Here I arrive a the very core of this little meditation, by asking myself what sort of knowledge it is that a novelist possesses or should posses? Apart, I mean from the mere rhetorical knowledge of the use of words, which is not an uncommon gift and may be developed at any university? Is there indeed, such a thing as a novelist's knowledge? In the case of Mr. Huxley, much of the knowledge is plainly irrelevant, for he is also a poet, an érudit, and essayist, a publicist, a moralist, almost, in his most recent phase a religious reformer. And to some extent, this is true of Lawrence also, for he had a great passion for advising the world. That is almost inevitable; it has so long been our substitute for subtler enjoyments and aspirations.
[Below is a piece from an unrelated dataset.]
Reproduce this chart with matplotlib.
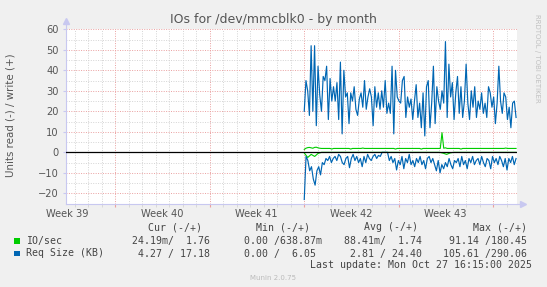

Has the novelist then any special knowledge of his own to convey? Cutting out the novels about animals, utopians and detectives, you might say that the novelist at any rate tries to impart a special knowledge of human nature. But there he bumps up against the psychologist. Coming at it from another point of view, you might say that his special knowledge consists in knowing how to tell a story; but there again he bumps up against the historian, the biographer, the good journalist, the old woman at the fireside and the village liar. Probably there must be a little or a lot of all these in the successful novelist. Certainly there is now a good deal of the journalist in him -- the distinguishing line to me at any rate is invisible. Even the great Stendhal took the story of "Le Rouge et le Noir" from a newspaper, and the plot of "Madame Bovary" was a piece of local scandal.
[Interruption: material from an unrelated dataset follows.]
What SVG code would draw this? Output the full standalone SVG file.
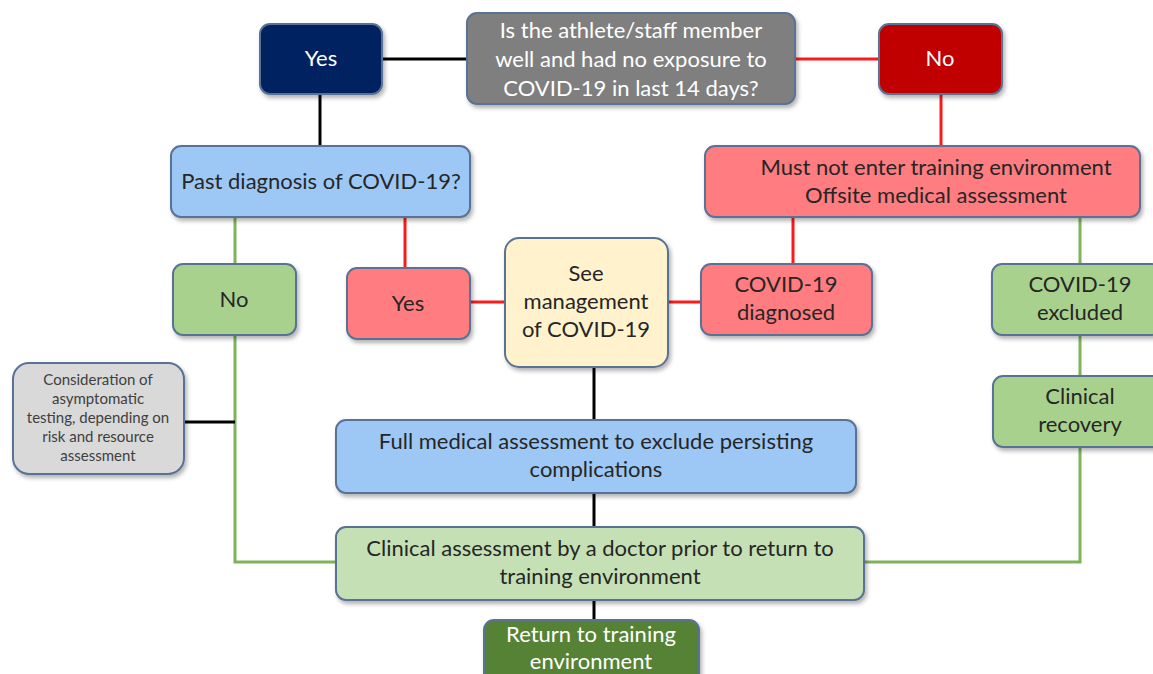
<svg xmlns="http://www.w3.org/2000/svg" width="1153" height="674" viewBox="0 0 1153 674">
<defs>
<filter id="sh" x="-10%" y="-10%" width="130%" height="140%">
<feDropShadow dx="2" dy="3" stdDeviation="2" flood-color="#000" flood-opacity="0.3"/>
</filter>
</defs>
<style>
.box{stroke:#5a7394;stroke-width:2;filter:url(#sh)}
.t{font-family:Lato,"Liberation Sans",sans-serif;font-size:22px;text-anchor:middle;fill:#262626}
.w{fill:#ffffff}
.s{font-size:15px;fill:#404040}
.k{stroke:#000;stroke-width:3;fill:none}
.r{stroke:#ff1a1a;stroke-width:3;fill:none}
.g{stroke:#7fb35a;stroke-width:3;fill:none}
</style>
<rect width="1153" height="674" fill="#fff"/>
<g id="connectors">
<path class="k" d="M382 59H467"/>
<path class="r" d="M795 59H879"/>
<path class="k" d="M320 94V146"/>
<path class="r" d="M941 94V146"/>
<path class="g" d="M235 217V264"/>
<path class="r" d="M405 217V268"/>
<path class="r" d="M470 302H505"/>
<path class="r" d="M668 302H701"/>
<path class="r" d="M793 217V264"/>
<path class="g" d="M1080 217V264"/>
<path class="g" d="M1080 335V376"/>
<path class="g" d="M1080 447V562H864"/>
<path class="g" d="M235 335V562H336"/>
<path class="k" d="M184 422H235"/>
<path class="k" d="M594 367V420"/>
<path class="k" d="M594 493V527"/>
<path class="k" d="M594 600V620"/>
</g>
<g id="q">
<rect class="box" x="467" y="13" width="328" height="91" rx="10" fill="#7f7f7f"/>
<text class="t w" x="631" y="38">Is the athlete/staff member</text>
<text class="t w" x="631" y="67">well and had no exposure to</text>
<text class="t w" x="631" y="96">COVID-19 in last 14 days?</text>
</g>
<g id="yes1">
<rect class="box" x="260" y="24" width="122" height="70" rx="10" fill="#002060"/>
<text class="t w" x="321" y="66">Yes</text>
</g>
<g id="no1">
<rect class="box" x="879" y="24" width="123" height="70" rx="10" fill="#c00000"/>
<text class="t w" x="940" y="66">No</text>
</g>
<g id="past">
<rect class="box" x="171" y="146" width="299" height="71" rx="10" fill="#9dc8f5"/>
<text class="t" x="321" y="189">Past diagnosis of COVID-19?</text>
</g>
<g id="mustnot">
<rect class="box" x="705" y="146" width="435" height="71" rx="10" fill="#ff7c80"/>
<text class="t" x="936" y="175">Must not enter training environment</text>
<text class="t" x="936" y="203">Offsite medical assessment</text>
</g>
<g id="no2">
<rect class="box" x="173" y="264" width="123" height="71" rx="10" fill="#a9d18e"/>
<text class="t" x="234" y="307">No</text>
</g>
<g id="yes2">
<rect class="box" x="347" y="268" width="123" height="71" rx="10" fill="#ff7c80"/>
<text class="t" x="408" y="311">Yes</text>
</g>
<g id="see">
<rect class="box" x="505" y="238" width="163" height="129" rx="14" fill="#fff2cc"/>
<text class="t" x="586" y="281">See</text>
<text class="t" x="586" y="309">management</text>
<text class="t" x="586" y="337">of COVID-19</text>
</g>
<g id="diag">
<rect class="box" x="701" y="264" width="171" height="71" rx="10" fill="#ff7c80"/>
<text class="t" x="786" y="292">COVID-19</text>
<text class="t" x="786" y="320">diagnosed</text>
</g>
<g id="excl">
<rect class="box" x="992" y="264" width="170" height="71" rx="10" fill="#a9d18e"/>
<text class="t" x="1080" y="292">COVID-19</text>
<text class="t" x="1080" y="320">excluded</text>
</g>
<g id="recov">
<rect class="box" x="993" y="376" width="170" height="71" rx="10" fill="#a9d18e"/>
<text class="t" x="1080" y="404">Clinical</text>
<text class="t" x="1080" y="432">recovery</text>
</g>
<g id="consid">
<rect class="box" x="13" y="363" width="171" height="111" rx="16" fill="#d9d9d9"/>
<text class="t s" x="98" y="385">Consideration of</text>
<text class="t s" x="98" y="404">asymptomatic</text>
<text class="t s" x="98" y="423">testing, depending on</text>
<text class="t s" x="98" y="442">risk and resource</text>
<text class="t s" x="98" y="461">assessment</text>
</g>
<g id="full">
<rect class="box" x="336" y="420" width="520" height="73" rx="10" fill="#9dc8f5"/>
<text class="t" x="596" y="449">Full medical assessment to exclude persisting</text>
<text class="t" x="596" y="477">complications</text>
</g>
<g id="clin">
<rect class="box" x="336" y="527" width="528" height="73" rx="10" fill="#c5e0b4"/>
<text class="t" x="600" y="556">Clinical assessment by a doctor prior to return to</text>
<text class="t" x="600" y="584">training environment</text>
</g>
<g id="ret">
<rect class="box" x="484" y="620" width="215" height="70" rx="10" fill="#548235"/>
<text class="t w" x="591" y="642">Return to training</text>
<text class="t w" x="591" y="669">environment</text>
</g>
</svg>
I do very much doubt whether the novelist can claim a special knowledge of human nature. From one point of view you may hear much shrewder comments on human nature from alert old ladies who have lived and been loved a lot. From another you may hear much more from the professional psychologist. And how many more promising novels are spoiled by too much formal psychology? And to say that the novelist has some special intuition into human nature is claiming rather a lot. Some do seem to have it, but it is not common. Lawrence, to cite him again, had a special sort of intuition with regard to the non-human world, but that is extremely rare.

SOME QUESTIONS

As to knowledge of "life," by which I mean what goes on in the world, I really believe any intelligent Fleet Street journalist knows far more than the most up-stage novelists. I have sometimes amused myself by setting a general knowledge paper for novelists on these lines. Here are some of the questions I should set: -- Describe the training of a metropolitan policeman and give your ideas of what he does with his leisure when (a) unmarried, (b) married. How does an East End greengrocer run his business? What are the duties of a barrister's clerk? Describe a typical day in the lives of (a) a racehorse trainer, (b) a jockey, (c) a stableboy. What are the functions of the Lord Chancellor? What do you know about the industries of (a) Middlesbrough, (b) the Clyde, (c) Manchester, (d) Slough? Suppose you had to take over the organization of Lyons Corner House, how would you set about it? Describe accurately the thoughts and actions of (a) the commander of a torpedo boat going into action, (a) an engineer ordered to construct a reservoir in North Wales, (a) a London stockbroker on hearing of another Wall Street crash.

No wonder most novelists prefer to write about love.

When you come to sum it up, I think you may say reasonably that the average novelist has no special knowledge. Special knowledge, like that of Dublin life thirty yeas ago in Joyce's "Ulysses," is rare. Even the so-called well-informed novelist is generally a sciolist -- i.e., one who knows many things but knows them all badly. The average successful novelist is a more receptive and probably more exhibitionist specimen to the average man with the gift of the gab on paper. That is why he is in "Who's Who," when -- shameful to relate -- so many reviewers are absent. The reason may be, too, that the novelist often entertains, and the reviewer can seldom afford it.